Selon lui, les craintes principales qui planent autour de l'intelligence artificielle seraient liées à ce que «ce phénomène est étudié non pas d'un point de vue technique («une approche douce envers l'intelligence artificielle») mais par des positions de «l'approche dure» qui a pour postulat la possibilité de la construction d'un système technique, capable de résoudre tous les problèmes qu'un homme serait capable de résoudre».
«Néanmoins, la possibilité de réalisation d'un tel système reste hypothétique et non confirmée. En grande partie, c'est lié à ce que la construction et le fonctionnement du cerveau humain n'est pas encore suffisamment bien étudié. Ceci alimente des craintes sur un certain appareil à la constitution obscure qui serait créé et qui pourrait dépasser le cerveau humain», a-t-il poursuivi.
Cependant même si cette explication paraît suffisamment convaincante, on pourrait toutefois se rappeler des propos alarmants tenus par le robot humanoïde Sophia, activé en 2015, qui avait affirmé vouloir «détruire les humains». Cette déclaration de la charmante Sophia fait plutôt sourire M.Boguslavskiy.
«C'est l'exemple d'un robot Android qui imite aussi bien l'apparence humaine que sa manière de parler. Les confidences sur d'éventuelles actions n'attesteraient que des particularités du logiciel qui sert à construire des phrases», a-t-il tranché.
«Pour le moment le problème réel, c'est celui de l'occupation de la population dans les conditions d'un niveau élevé de production industrielle lorsque des lignes automatiques sans avoir besoin d'une intelligence artificielle sophistiquée assurent une fabrication efficace de produits complexes. Ce problème ne date pas d'hier, mais il ne semble pas pour le moment qu'il soit sérieusement traité», a-t-il commenté.
D'après lui, les progrès dans le domaine du développement de l'intelligence artificielle depuis 70 ans sont considérables, mais pour l'heure, ils ne se limitent qu'à la résolution de problèmes bien concrets comme, par exemple, la conception d'un logiciel capable de battre aux échecs le meilleur joueur du monde, comme c'était le cas pour Garry Kasparov, battu en 1997 par le programme Deep Blue.

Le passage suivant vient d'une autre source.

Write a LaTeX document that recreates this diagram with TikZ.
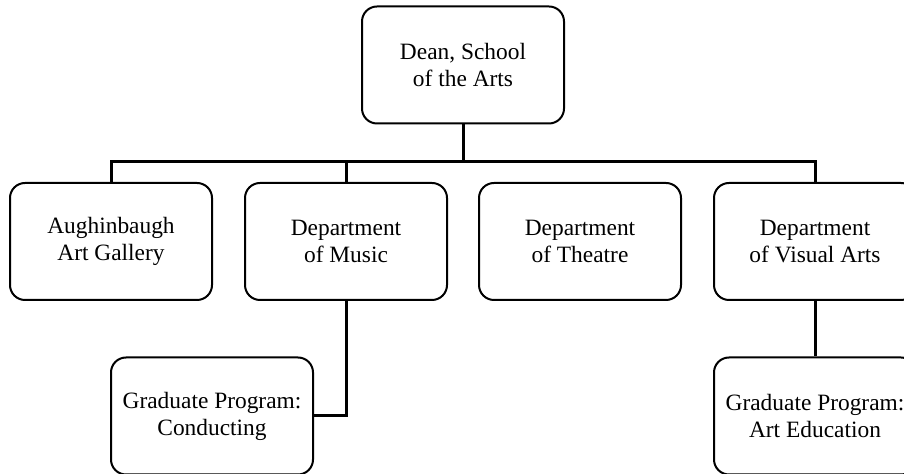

«Le progrès dans ce domaine n'est pas aussi rapide que dans les autres sphères techniques. […] C'est pourquoi, on peut dire qu'il ne faut pas s'attendre à une menace provenant de l'intelligence artificielle dans un avenir relativement proche. Cela veut dire aussi que les logiciels ne seront pas capables de planifier des actions malintentionnées. Par contre, les menaces pourraient émaner de la mise en application trop précipitée de ces technologie faisant que de grandes attentes resteront non-justifiées et les dépenses sur la conception et l'application seront, à leur tour, trop élevés», a-t-il conclu.